The court below held that if the parties would agree in writing as to the testimony of the witnesses included in the bill of exceptions, the clerk of the court must submit the same to this court; that, in case of disagreement, then both parties should present their respective bills for the approval of the court below, which could not be done because the judge found that the notes were so brief that they did not comprise all of the said testimony; therefore, as the bills presented by the parties could not be corrected nor harmonized with certainly, it was ordered that all the documents be submitted to this court.

Section 1 of Act No. 1596, enacted February 25, 1907, amending section 497 of Act No. 190, the Code of Procedure in Civil Actions, prescribes in paragraph 2, among other things, the following:

If the excepting party filed a motion in the Court of First Instance for a new trial, upon the ground that the evidence was insufficient to justify the decision, and the judge overruled said motion, and due exception was taken to his overruling the same, the Supreme Court may review the evidence and make such findings upon the facts by a preponderance of the evidence, and render such final judgment as justice and equity may require.

Act No. 1123, enacted April 27, 1904, amending, among others, section 143 of said Act No. 190, provides in substitution of the penultimate paragraph the following:

Immediately upon the allowance of a bill of exceptions by the judge, it shall be the duty of the clerk to transmit to the clerk of the Supreme Court the original bill of exceptions and all documents which by the bill of exceptions are made a part of it. The cause shall be heard in the Supreme Court upon the bill of exceptions so transmitted, all duly certified by the clerk of the Court of First Instance.

It is fixed doctrine which constitutes a rule established by this court, in accordance with the provisions of law above quoted, that if the appellant desires that the Supreme Court shall review the evidence offered at the trial, he must see that all the evidence is submitted to this court upon appeal.
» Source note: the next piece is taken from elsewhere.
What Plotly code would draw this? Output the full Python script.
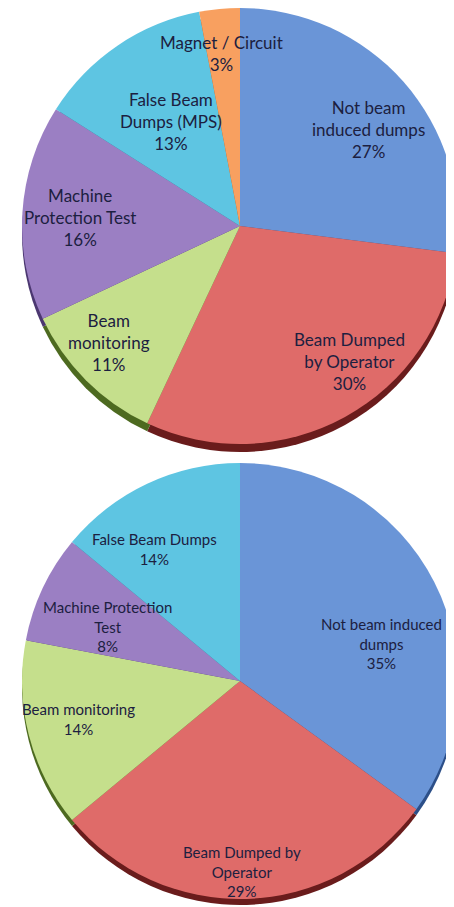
import math
import plotly.graph_objects as go

# ---------------- data ----------------
top_labels = ["Not beam induced dumps", "Beam Dumped by Operator", "Beam monitoring",
              "Machine Protection Test", "False Beam Dumps (MPS)", "Magnet / Circuit"]
top_text = ["Not beam<br>induced dumps", "Beam Dumped<br>by Operator", "Beam<br>monitoring",
            "Machine<br>Protection Test", "False Beam<br>Dumps (MPS)", "Magnet / Circuit"]
top_values = [27, 30, 11, 16, 13, 3]

bot_labels = ["Not beam induced dumps", "Beam Dumped by Operator", "Beam monitoring",
              "Machine Protection Test", "False Beam Dumps"]
bot_text = ["Not beam induced<br>dumps", "Beam Dumped by<br>Operator", "Beam monitoring",
            "Machine Protection<br>Test", "False Beam Dumps"]
bot_values = [35, 29, 14, 8, 14]

# ---------------- style ----------------
W, H = 454, 907
OFF = 8  # default page body margin: figure pixel = screen pixel - OFF
face = {"Not beam induced dumps": "#6a95d7", "Beam Dumped by Operator": "#df6b69",
        "Beam monitoring": "#c5df8c", "Machine Protection Test": "#9b7fc3",
        "False Beam Dumps (MPS)": "#5ec5e2", "False Beam Dumps": "#5ec5e2",
        "Magnet / Circuit": "#f8a060"}
side = {"Not beam induced dumps": "#2c4f88", "Beam Dumped by Operator": "#6a1c1c",
        "Beam monitoring": "#4d6a20", "Machine Protection Test": "#4b3770",
        "False Beam Dumps (MPS)": "#2a7890", "False Beam Dumps": "#2a7890",
        "Magnet / Circuit": "#a05a20"}
TXT = "#1c2040"
FONT = "Lato"

# label placement: (angle offset from slice bisector in deg, radial fraction)
top_lab_pos = [(4.5, 0.735), (-10, 0.80), (3.2, 0.805), (-0.4, 0.735), (0.6, 0.573), (-0.8, 0.794)]
bot_lab_pos = [(12.3, 0.669), (1.2, 0.872), (1.2, 0.763), (-2.6, 0.656), (-7.6, 0.72)]

# pie geometry in screen pixels
pies = [
    dict(labels=top_labels, text=top_text, values=top_values, cx=240, cy=226, r=218,
         depth=8, fsize=17, lab_pos=top_lab_pos),
    dict(labels=bot_labels, text=bot_text, values=bot_values, cx=240, cy=681, r=218,
         depth=6, fsize=15, lab_pos=bot_lab_pos),
]

fig = go.Figure()
annotations = []

for p in pies:
    cx, cy, r = p["cx"] - OFF, p["cy"] - OFF, p["r"]
    for dy, cols in [(p["depth"], side), (0, face)]:
        x0, x1 = (cx - r) / W, (cx + r) / W
        y0, y1 = 1 - (cy + dy + r) / H, 1 - (cy + dy - r) / H
        fig.add_trace(go.Pie(
            labels=p["labels"], values=p["values"], sort=False,
            direction="clockwise", rotation=0,
            marker=dict(colors=[cols[l] for l in p["labels"]],
                        line=dict(width=0)),
            textinfo="none", hoverinfo="label+percent", showlegend=False,
            domain=dict(x=[max(0, x0), min(1, x1)], y=[max(0, y0), min(1, y1)]),
        ))
    total = sum(p["values"])
    cum = 0
    for lab, txt, v, (off, frac) in zip(p["labels"], p["text"], p["values"], p["lab_pos"]):
        mid = (cum + v / 2) / total * 360 + off
        cum += v
        a = math.radians(mid)
        px = cx + frac * r * math.sin(a)
        py = cy - frac * r * math.cos(a)
        pct = round(v / total * 100)
        annotations.append(dict(
            x=px / W, y=1 - py / H, xref="paper", yref="paper",
            text=f"{txt}<br>{pct}%", showarrow=False, align="center",
            font=dict(family=FONT, size=p["fsize"], color=TXT),
            xanchor="center", yanchor="middle",
        ))

fig.update_layout(
    width=W, height=H, margin=dict(l=0, r=0, t=0, b=0),
    paper_bgcolor="white", plot_bgcolor="white",
    annotations=annotations,
)
fig.write_html("out.html")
He can not bring in a part of the evidence only and then claim a reversal on the ground that the evidence presented to this court does not support the judgment. (Ferrer vs. Abejuela, 9 Phil. Rep., 324; Valle vs. Galera, 10 Phil. Rep., 619.) The oral evidence taken in the present case has not been submitted to this court for the reason that, as stated in the other of the trial court of the 27th of April, 1908, Attorney Imperial for the plaintiff, as well as the attorney for the defendant, stated in open court that they did not desire the court stenographer to take down the testimony of the witnesses who had been examined; hence the judge believed that the representative of the plaintiff was not entitled to move for a new trial. It has not been possible for the appellant to have the clerk of the lower court transmit the oral evidence together with the documentary evidence, because it was not taken down at the trial, and for this reason the conclusions of fact in the judgment can not be reviewed, since to that end it would be necessary to examine all the evidence presented at the trial, and certainly this court has not before it the oral evidence.

The attorney who appeared for Francisca Breta, under agreement with the defendant's lawyer, expressly renounced the right to have the testimony of the witnesses taken down by the stenographer, for, even though no stenographer had been available, the testimony might have been taken in longhand or typewritten by a copyist, to which means the representative of the plaintiff did not have recourse, when, in the event of an unfavorable decision, it was his duty to assemble all the evidence and see that the same was all transmitted to this court, if he desired a review of the judgment, which could not be accomplished on account of the express waiver of the appellant, that is to say, through his fault.

Therefore we are forced to accept the reasoning and conclusions of the judge in the judgment appealed from.

In view of the foregoing, it is our opinion that the said judgment should be and is hereby affirmed, with costs against the appellant. So ordered.

Arellano, C.J., Mapa, Johnson, Carson and Moreland, JJ., concur.